Mother and son convicted of murdering elderly widow

NEW YORK - Mother-and-son grifters with ties to Carson City were convicted Thursday of murdering an 82-year-old millionaire widow in a plot to steal her elegant townhouse mansion.

The jury forewoman pronounced ''guilty'' 118 times - 58 times for Sante Kimes and 60 for Kenneth Kimes - in the slaying of Irene Silverman, a former Radio City Music Hall dancer whose body has never been found.

Sante Kimes, 65, and her 25-year-old son could get up to life in prison at sentencing June 27.

She was known as Sandy Chambers when she graduated from Carson High School in 1952. She and her family lived in a home at the corner of Division and Long streets, having moved to Carson from Los Angeles in 1947. Soon after graduation, she went to work in Sacramento.
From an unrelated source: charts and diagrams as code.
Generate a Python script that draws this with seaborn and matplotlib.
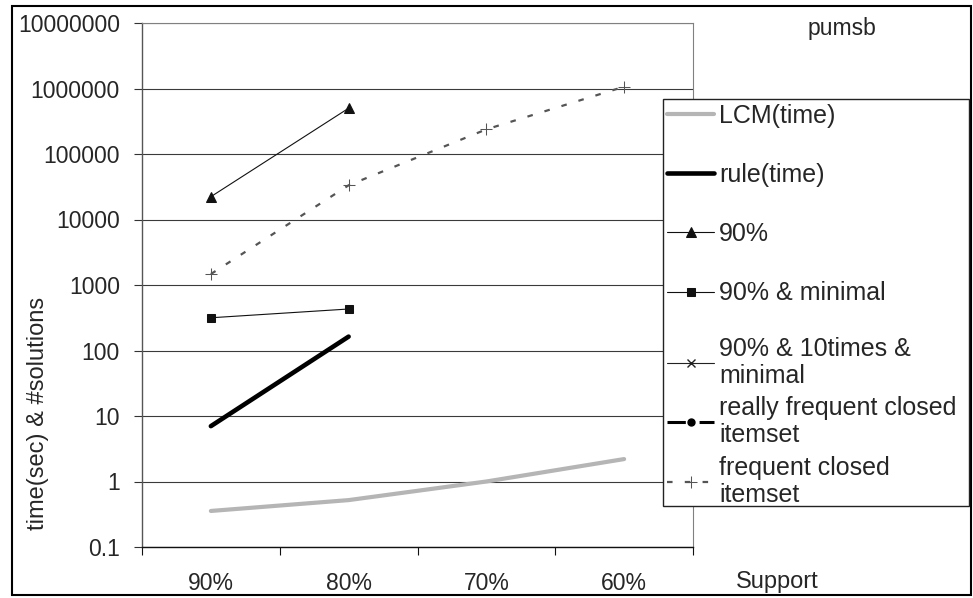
import numpy as np
import pandas as pd
import matplotlib
matplotlib.use("Agg")
import matplotlib.pyplot as plt
from matplotlib.patches import Rectangle
from matplotlib.ticker import FixedLocator, NullFormatter, NullLocator
import seaborn as sns

# data
support = ["90%", "80%", "70%", "60%"]
lcm_time = [0.355, 0.52, 1.0, 2.2]
rule_time = [7.0, 163]
sol_90 = [22300, 500000]
sol_90_min = [316, 430]
freq_closed = [1470, 33300, 238000, 1066000]
y_ticks = [0.1, 1, 10, 100, 1000, 10000, 100000, 1000000, 10000000]
y_ticklabels = ["0.1", "1", "10", "100", "1000", "10000", "100000", "1000000", "10000000"]

sns.set_style("white")
plt.rcParams["font.family"] = ["Liberation Sans", "DejaVu Sans"]

W, H = 973, 598
fig = plt.figure(figsize=(W / 100, H / 100), dpi=100)


def fx(px):
    return px / W


def fy(py):
    return 1 - py / H


ax = fig.add_axes([fx(142), fy(547), (693 - 142) / W, (547 - 23) / H])

x_all = np.arange(len(support))
x_two = x_all[:2]

sns.lineplot(x=x_all, y=lcm_time, ax=ax, color="#b5b5b5", lw=3,
             label="LCM(time)", legend=False)
sns.lineplot(x=x_two, y=rule_time, ax=ax, color="black", lw=3.3,
             label="rule(time)", legend=False)
sns.lineplot(x=x_two, y=sol_90, ax=ax, color="#111111", lw=0.8, marker="^",
             markersize=7, markeredgecolor="#111111", label="90%", legend=False)
sns.lineplot(x=x_two, y=sol_90_min, ax=ax, color="#111111", lw=0.8, marker="s",
             markersize=6, markeredgecolor="#111111", label="90% & minimal",
             legend=False)
# series without points in this chart, kept for the legend
ax.plot([], [], color="#222222", lw=0.8, marker="x", markersize=6,
        label="90% & 10times &\nminimal")
ax.plot([], [], color="black", lw=2.2, ls=(0, (6, 1.5, 1.5, 1.5)), marker="o",
        markersize=5, label="really frequent closed\nitemset")
sns.lineplot(x=x_all, y=freq_closed, ax=ax, color="#555555", lw=1.6,
             marker="+", markersize=8, markeredgecolor="#555555",
             label="frequent closed\nitemset", legend=False)
ax.lines[-1].set_dashes((2.5, 5.5))

ax.set_yscale("log")
ax.set_ylim(0.1, 1e7)
ax.yaxis.set_major_locator(FixedLocator(y_ticks))
ax.set_yticklabels(y_ticklabels)
ax.yaxis.set_minor_locator(NullLocator())
ax.grid(axis="y", color="#3a3a3a", lw=0.8)
ax.tick_params(axis="y", which="major", direction="out", length=6, width=0.8,
               color="#333333", labelsize=16.5, pad=10, left=True)

ax.set_xlim(-0.5, len(support) - 0.5)
ax.xaxis.set_major_locator(FixedLocator(np.arange(len(support) + 1) - 0.5))
ax.xaxis.set_major_formatter(NullFormatter())
ax.xaxis.set_minor_locator(FixedLocator(x_all))
ax.set_xticklabels(support, minor=True)
ax.tick_params(axis="x", which="major", direction="out", length=6, width=0.8,
               color="#111111", bottom=True)
ax.tick_params(axis="x", which="minor", length=0, labelsize=16.5, pad=18)
ax.set_xlabel("")
ax.set_ylabel("")

for side in ["top", "right"]:
    ax.spines[side].set_color("#808080")
    ax.spines[side].set_linewidth(0.8)
ax.spines["left"].set_color("#555555")
ax.spines["bottom"].set_color("#111111")
for side in ["left", "bottom"]:
    ax.spines[side].set_linewidth(1)

fig.text(fx(38), fy(413), "time(sec) & #solutions", rotation=90,
         ha="center", va="center", fontsize=17)
fig.text(fx(777), fy(582), "Support", ha="center", va="center", fontsize=17)
fig.text(fx(842), fy(29), "pumsb", ha="center", va="center", fontsize=16.5)

handles, labels = ax.get_legend_handles_labels()
leg_kw = dict(loc="upper left", frameon=False, fontsize=18, handlelength=1.88,
              handletextpad=0.2, borderpad=0.0, borderaxespad=0)
leg1 = fig.legend(handles[:4], labels[:4], bbox_to_anchor=(fx(667), fy(103.5)),
                  labelspacing=1.41, **leg_kw)
leg2 = fig.legend(handles[4:], labels[4:], bbox_to_anchor=(fx(667), fy(336.5)),
                  labelspacing=0.34, **leg_kw)
for t in leg2.get_texts():
    t.set_linespacing(1.16)

# legend frame and outer chart border
fig.add_artist(Rectangle((fx(663), fy(506)), (969 - 663) / W, (506 - 99) / H,
                         transform=fig.transFigure, fill=True, facecolor="white",
                         edgecolor="#222222", lw=1, zorder=2))
leg1.set_zorder(3)
leg2.set_zorder(3)
fig.add_artist(Rectangle((fx(12), fy(595)), (971 - 12) / W, (595 - 6) / H,
                         transform=fig.transFigure, fill=False,
                         edgecolor="black", lw=1.5))

fig.savefig("out.png", dpi=100)
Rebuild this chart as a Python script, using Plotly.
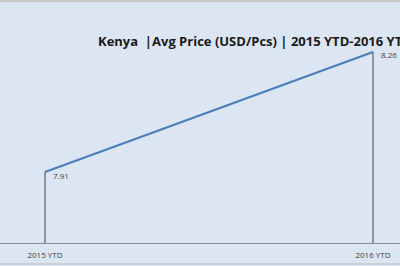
import plotly.graph_objects as go

categories = ["2015 YTD", "2016 YTD"]
avg_price = [7.91, 8.26]
price_labels = ["7.91", "8.26"]
title_text = "Kenya  |Avg Price (USD/Pcs) | 2015 YTD-2016 YTD"

W, H = 400, 266
y_axis_px, y_top_px = 243, 3
p1_px, p2_px = 172, 52
# scale derived from reading the picture
per_px = (avg_price[1] - avg_price[0]) / (p1_px - p2_px)
y_min = avg_price[0] - (y_axis_px - p1_px) * per_px
y_max = avg_price[1] + (p2_px - y_top_px) * per_px

x0_px, x1_px = 45, 373
unit = x1_px - x0_px
x_range = [-x0_px / unit, 1 + (W - x1_px) / unit]

fig = go.Figure()

for c, v in zip(categories, avg_price):
    fig.add_trace(go.Scatter(
        x=[c, c], y=[y_min, v], mode="lines",
        line=dict(color="#5f5f5f", width=1.2),
        hoverinfo="skip", showlegend=False))

fig.add_trace(go.Scatter(
    x=categories, y=avg_price, mode="lines",
    line=dict(color="#4a7ebb", width=2.2),
    showlegend=False))

annotations = [dict(
    x=c, y=v, xref="x", yref="y", text=t, showarrow=False,
    xanchor="left", yanchor="middle", xshift=7, yshift=-3, borderpad=0,
    font=dict(family="Open Sans, sans-serif", size=8, color="#404040"))
    for c, v, t in zip(categories, avg_price, price_labels)]

annotations.append(dict(
    text="<b>" + title_text + "</b>", xref="paper", yref="paper",
    x=97 / W, y=1 - 41 / H, xanchor="left", yanchor="middle",
    showarrow=False, borderpad=0,
    font=dict(family="Open Sans, sans-serif", size=13, color="#1a1a1a")))

fig.update_layout(
    width=W, height=H,
    margin=dict(l=0, r=0, t=0, b=0),
    paper_bgcolor="#dce6f2", plot_bgcolor="#dce6f2",
    xaxis=dict(type="category", range=x_range, showgrid=False, zeroline=False,
               showline=True, linecolor="#8c8c8c", linewidth=1,
               tickfont=dict(family="Open Sans, sans-serif", size=8, color="#404040"),
               ticks="", ticklabelstandoff=4, fixedrange=True),
    yaxis=dict(range=[y_min, y_max], domain=[1 - y_axis_px / H, 1 - y_top_px / H],
               visible=False, fixedrange=True),
    annotations=annotations,
    shapes=[
        dict(type="rect", xref="paper", yref="paper", x0=0, x1=1,
             y0=1 - 2 / H, y1=1, fillcolor="#c8c8c8", line=dict(width=0)),
        dict(type="line", xref="paper", yref="paper", x0=0, x1=1,
             y0=2 / H, y1=2 / H, line=dict(color="#c8c8c8", width=1.5)),
    ],
)

fig.write_html("out.html")
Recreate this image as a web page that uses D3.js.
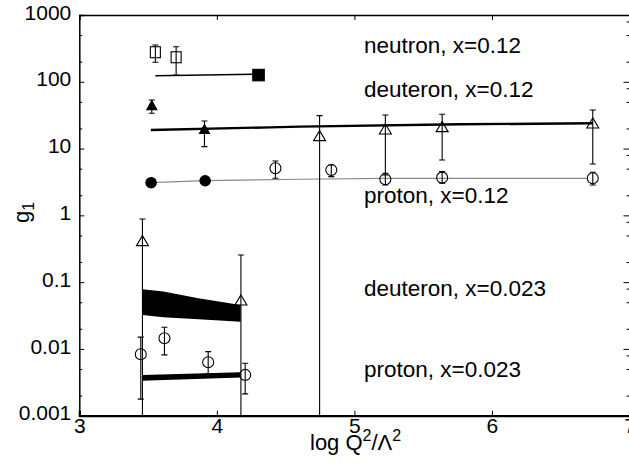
<!DOCTYPE html>
<html>
<head>
<meta charset="utf-8">
<script src="https://cdn.jsdelivr.net/npm/d3@7"></script>
<style>
  body { margin: 0; background: #fff; }
  svg { display: block; font-family: "Liberation Sans", Arial, sans-serif; }
</style>
</head>
<body>
<script>
// ---- data ----
var xTicks = [3, 4, 5, 6, 7];
var yTicks = [0.001, 0.01, 0.1, 1, 10, 100, 1000];
var yTickLabels = ["0.001", "0.01", "0.1", "1", "10", "100", "1000"];

// neutron, x=0.12
var neutronOpen = [
  {x: 3.553, y: 277, lo: 196, hi: 356},
  {x: 3.704, y: 233, lo: 126, hi: 335}
];
var neutronFilled = [{x: 4.303, y: 126}];
var neutronLine = [{x: 3.553, y: 123.4}, {x: 4.266, y: 129.5}];

// deuteron, x=0.12
var deuteronFilled = [
  {x: 3.527, y: 43.4, lo: 33.8, hi: 53.4},
  {x: 3.910, y: 19.0, lo: 10.7, hi: 25.9}
];
var deuteronOpen = [
  {x: 4.747, y: 15.1, lo: 0.0001, hi: 31.1},
  {x: 5.225, y: 19.0, lo: 4.03, hi: 31.8},
  {x: 5.638, y: 20.6, lo: 6.75, hi: 32.6},
  {x: 6.733, y: 23.3, lo: 5.88, hi: 37.8}
];
var deuteronLine = [
  {x: 3.52, y: 19.0}, {x: 4.388, y: 20.8}, {x: 4.606, y: 21.3},
  {x: 5.77, y: 23.1}, {x: 6.733, y: 23.9}
];

// proton, x=0.12
var protonFilled = [{x: 3.522, y: 3.09}, {x: 3.915, y: 3.30}];
var protonOpen = [
  {x: 4.426, y: 5.07, lo: 3.59, hi: 6.52},
  {x: 4.832, y: 4.78, lo: 3.80, hi: 5.68},
  {x: 5.225, y: 3.47, lo: 2.85, hi: 4.27},
  {x: 5.638, y: 3.67, lo: 3.02, hi: 4.51},
  {x: 6.733, y: 3.59, lo: 2.85, hi: 4.42}
];
var protonLine = [
  {x: 3.522, y: 3.09}, {x: 3.915, y: 3.30}, {x: 4.606, y: 3.47},
  {x: 5.225, y: 3.59}, {x: 6.69, y: 3.59}
];

// deuteron, x=0.023
var deut023Open = [
  {x: 3.459, y: 0.404, lo: 0.0001, hi: 0.883},
  {x: 4.175, y: 0.0523, lo: 0.0001, hi: 0.255}
];
var deut023BandX = [3.459, 3.611, 3.866, 4.173];
var deut023BandHi = [0.0783, 0.0721, 0.0574, 0.0456];
var deut023BandLo = [0.0323, 0.0298, 0.0279, 0.0256];

// proton, x=0.023
var prot023Open = [
  {x: 3.447, y: 0.00834, lo: 0.00177, hi: 0.0150},
  {x: 3.619, y: 0.01445, lo: 0.00813, hi: 0.0211},
  {x: 3.937, y: 0.00631, lo: 0.00423, hi: 0.00912},
  {x: 4.206, y: 0.00408, lo: 0.00212, hi: 0.0061}
];
var prot023BandX = [3.459, 4.173];
var prot023BandHi = [0.00408, 0.00448];
var prot023BandLo = [0.00335, 0.00372];

var labels = [
  {text: "neutron, x=0.12", y: 267},
  {text: "deuteron, x=0.12", y: 60},
  {text: "proton, x=0.12", y: 1.53},
  {text: "deuteron, x=0.023", y: 0.062},
  {text: "proton, x=0.023", y: 0.00385}
];

// ---- layout ----
var W = 629, H = 464;
var mLeft = 79.3, mRight = 629.5, mTop = 15, mBottom = 415.7;

var x = d3.scaleLinear().domain([3, 7]).range([mLeft, mRight]);
var y = d3.scaleLog().domain([0.001, 1000]).range([mBottom, mTop]);

var svg = d3.select("body").append("svg")
  .attr("width", W)
  .attr("height", H);

svg.append("defs").append("clipPath").attr("id", "plotclip")
  .append("rect")
  .attr("x", mLeft).attr("y", mTop)
  .attr("width", mRight - mLeft).attr("height", mBottom - mTop);

var plot = svg.append("g").attr("clip-path", "url(#plotclip)");

//---------------------------------bands----------------------------------
function band(xs, his, los) {
  var pts = xs.map(function(d, i) { return {x: d, hi: his[i], lo: los[i]}; });
  var area = d3.area()
    .x(function(d) { return x(d.x); })
    .y0(function(d) { return y(d.lo); })
    .y1(function(d) { return y(d.hi); });
  plot.append("path").datum(pts).attr("d", area).attr("fill", "#000");
}
band(deut023BandX, deut023BandHi, deut023BandLo);
band(prot023BandX, prot023BandHi, prot023BandLo);

//---------------------------------lines----------------------------------
var line = d3.line().x(function(d) { return x(d.x); }).y(function(d) { return y(d.y); });
plot.append("path").datum(protonLine).attr("d", line)
  .attr("fill", "none").attr("stroke", "#8a8a8a").attr("stroke-width", 1.2);
plot.append("path").datum(neutronLine).attr("d", line)
  .attr("fill", "none").attr("stroke", "#000").attr("stroke-width", 1.6);
plot.append("path").datum(deuteronLine).attr("d", line)
  .attr("fill", "none").attr("stroke", "#000").attr("stroke-width", 2.4);

//--------------------------------error bars------------------------------
function errorBars(data) {
  var g = plot.append("g").attr("stroke", "#000").attr("stroke-width", 1.1);
  data.forEach(function(d) {
    var cx = x(d.x);
    g.append("line").attr("x1", cx).attr("x2", cx).attr("y1", y(d.lo)).attr("y2", y(d.hi));
    [d.lo, d.hi].forEach(function(v) {
      if (v > 0.001) {
        g.append("line").attr("x1", cx - 3).attr("x2", cx + 3).attr("y1", y(v)).attr("y2", y(v));
      }
    });
  });
}
[neutronOpen, deuteronFilled, deuteronOpen, protonOpen, deut023Open, prot023Open].forEach(errorBars);

//---------------------------------markers--------------------------------
function triPath(w, h) {
  return "M0," + (-h * 0.6) + "L" + (w / 2) + "," + (h * 0.4) + "L" + (-w / 2) + "," + (h * 0.4) + "Z";
}
function markers(data, kind, filled) {
  var g = plot.append("g");
  data.forEach(function(d) {
    var cx = x(d.x), cy = y(d.y);
    var m;
    if (kind === "circle") {
      m = g.append("circle").attr("cx", cx).attr("cy", cy).attr("r", filled ? 5.2 : 5.5);
    } else if (kind === "square") {
      var s = filled ? 11.5 : 10;
      var sh = filled ? 11.5 : 11;
      m = g.append("rect").attr("x", cx - s / 2).attr("y", cy - sh / 2)
        .attr("width", s).attr("height", sh);
    } else {
      m = g.append("path").attr("d", filled ? triPath(10, 9) : triPath(12, 10))
        .attr("transform", "translate(" + cx + "," + cy + ")");
    }
    m.attr("fill", filled ? "#000" : "none").attr("stroke", "#000").attr("stroke-width", 1.1);
  });
}
markers(neutronOpen, "square", false);
markers(neutronFilled, "square", true);
markers(deuteronFilled, "triangle", true);
markers(deuteronOpen, "triangle", false);
markers(protonFilled, "circle", true);
markers(protonOpen, "circle", false);
markers(deut023Open, "triangle", false);
markers(prot023Open, "circle", false);

//--------------------------------axes------------------------------------
var minorY = [];
yTicks.slice(0, -1).forEach(function(d) { minorY.push(d * 2, d * 5); });
var minorYRight = [];
yTicks.slice(0, -1).forEach(function(d) { minorYRight.push(d * 2, d * 5, d * 8); });

// left
var gLeft = svg.append("g").attr("transform", "translate(" + mLeft + ",0)")
  .call(d3.axisLeft(y).tickValues(yTicks).tickSize(-5).tickPadding(8)
    .tickFormat(function(d, i) { return yTickLabels[i]; }));
gLeft.select(".domain").attr("stroke-width", 1.5);
gLeft.selectAll("text").attr("font-size", 21).attr("font-family", null).attr("fill", "#000").attr("dy", "0.2em");
svg.append("g").attr("transform", "translate(" + mLeft + ",0)")
  .call(d3.axisLeft(y).tickValues(minorY).tickSize(-3).tickFormat(""))
  .select(".domain").remove();

// right
svg.append("g").attr("transform", "translate(" + mRight + ",0)")
  .call(d3.axisRight(y).tickValues(yTicks).tickSize(-6).tickFormat(""));
svg.append("g").attr("transform", "translate(" + mRight + ",0)")
  .call(d3.axisRight(y).tickValues(minorYRight).tickSize(-3).tickFormat(""))
  .select(".domain").remove();

// bottom
var gBottom = svg.append("g").attr("transform", "translate(0," + mBottom + ")")
  .call(d3.axisBottom(x).tickValues(xTicks).tickSize(-5).tickPadding(2).tickFormat(d3.format("d")));
gBottom.select(".domain").attr("stroke-width", 2.2);
gBottom.selectAll("text").attr("font-size", 21).attr("font-family", null).attr("fill", "#000");

// top
var gTop = svg.append("g").attr("transform", "translate(0," + mTop + ")")
  .call(d3.axisTop(x).tickValues(xTicks).tickSize(-5).tickFormat(""));
gTop.select(".domain").attr("stroke-width", 1.5);

//--------------------------------texts-----------------------------------
svg.selectAll(".lab").data(labels).enter().append("text")
  .attr("class", "lab")
  .attr("x", 364)
  .attr("y", function(d) { return y(d.y); })
  .attr("font-size", 22.5)
  .text(function(d) { return d.text; });

var xt = svg.append("text").attr("x", 310).attr("y", 450).attr("font-size", 22);
xt.append("tspan").text("log Q");
xt.append("tspan").attr("font-size", 16).attr("dy", -9).text("2");
xt.append("tspan").attr("dy", 9).text("/\u039B");
xt.append("tspan").attr("font-size", 16).attr("dy", -9).text("2");

var yt = svg.append("text").attr("transform", "translate(29,223) rotate(-90)").attr("font-size", 22);
yt.append("tspan").text("g");
yt.append("tspan").attr("font-size", 16).attr("dy", 5).text("1");
</script>
</body>
</html>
Prosecutors claim this move was the beginning of a long journey that led to crimes across the country.

Prosecutors said the two plotted to steal the six-story Beaux-Arts mansion Silverman's husband had left her.

Silverman vanished in 1998, the day the Kimeses were arrested for writing a bad $14,900 check for a car.

The Kimeses had not disposed of Silverman's personal documents or other suspicious items. In the car, police found loaded pistols, a red wig and two fright masks, plastic handcuffs, $30,000 in cash, a stun gun box, syringes, and a pink liquid similar to a known ''date rape'' drug.

They also found cassettes of Silverman's telephone conversations - secretly taped by the Kimeses - and a forged deed that transferred her townhouse to the Kimeses for a fraction of its nearly $10 million value.

Their alleged crime spree is told in the book "The Mother, the Son, and the Socialite" by Adrian Havill.